The wicket-taking party is cricket’s version of the rave: lots of unrestrained and frenetic activity in which it is hard to completely join. What happens on the other side of the boundary is connected in the event but not in the spirit. Panesar somehow unites the two occasions, behaving as we perhaps might ourselves. No sooner had he taken his first wicket on the first day than the Barmy Army was indulging in its choreographed ‘Monty Dance’, involving a lot of leaping and high-fiving. They kept it up – like most things they do – all day and with blissful abandon.
Panesar’s priceless quality, in a cricket world full of ‘going to work’ and ‘hard days at the office’, is innocence. He gives as dull a press conference as anyone – they’re always coming out well, but they have to land in the right areas – but on the field hides nothing. A couple of months ago, Graeme Smith warned that Panesar would face ‘an unbelievable amount of abuse’ from Australian crowds, some of which might be racist. It provided a headline for a day, but always seemed more a reflection of Smith’s flair for provocation than anything else. He was welcomed to the wicket today with a universal cheer, redoubled when he connected solidly with his first defensive shot. After his full-blooded sweep for four from Warne, the roar shook the temporary seating. After his straight-driven boundary from Clark, one half expected swooning females to shower the field in panties.

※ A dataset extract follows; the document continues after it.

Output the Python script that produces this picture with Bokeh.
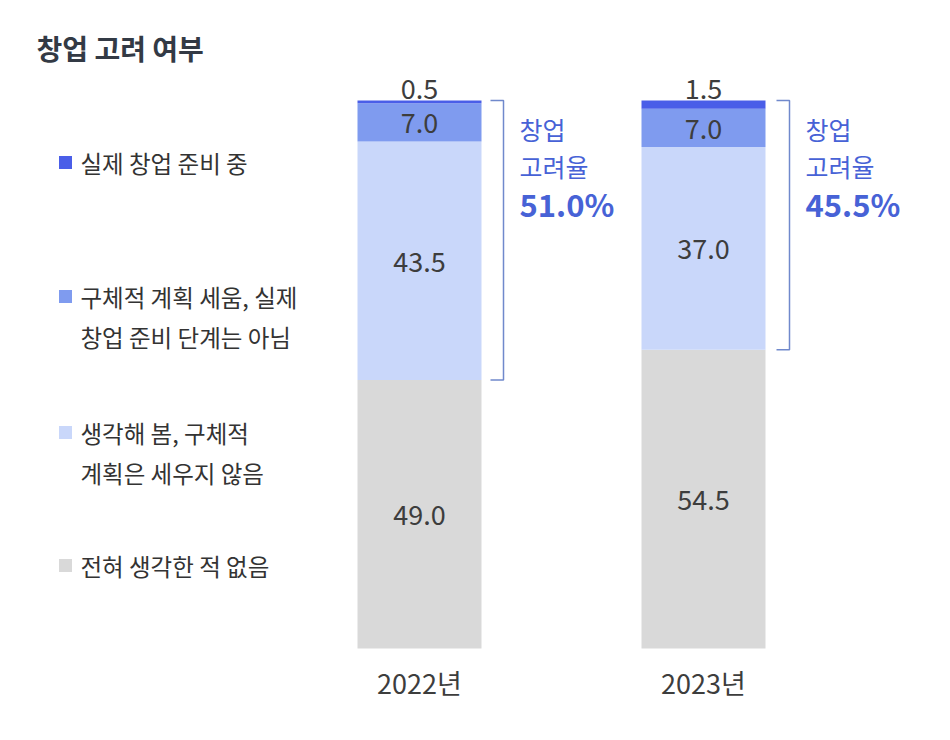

Likewise the lamentations and jeremiads about Panesar’s capture by English celebrity culture – as well meant as they might be – seem premature. In his book Late Innings (1982), the New Yorker’s baseball writer Roger Angell committed to print some sentiments that are worth calling to mind, from time to time, in the context of modern professional sport: ‘It is true that the smallest flutter of a spontaneous incident – in sports, or anywhere else in public life in this country – is now seized upon and transformed at once into a mass-produced imitation or a slogan or an advertising gimmick…It is dispiriting but we can’t let ourselves miss the moment of humour and exultation when it does come along, or deny its pleasure.’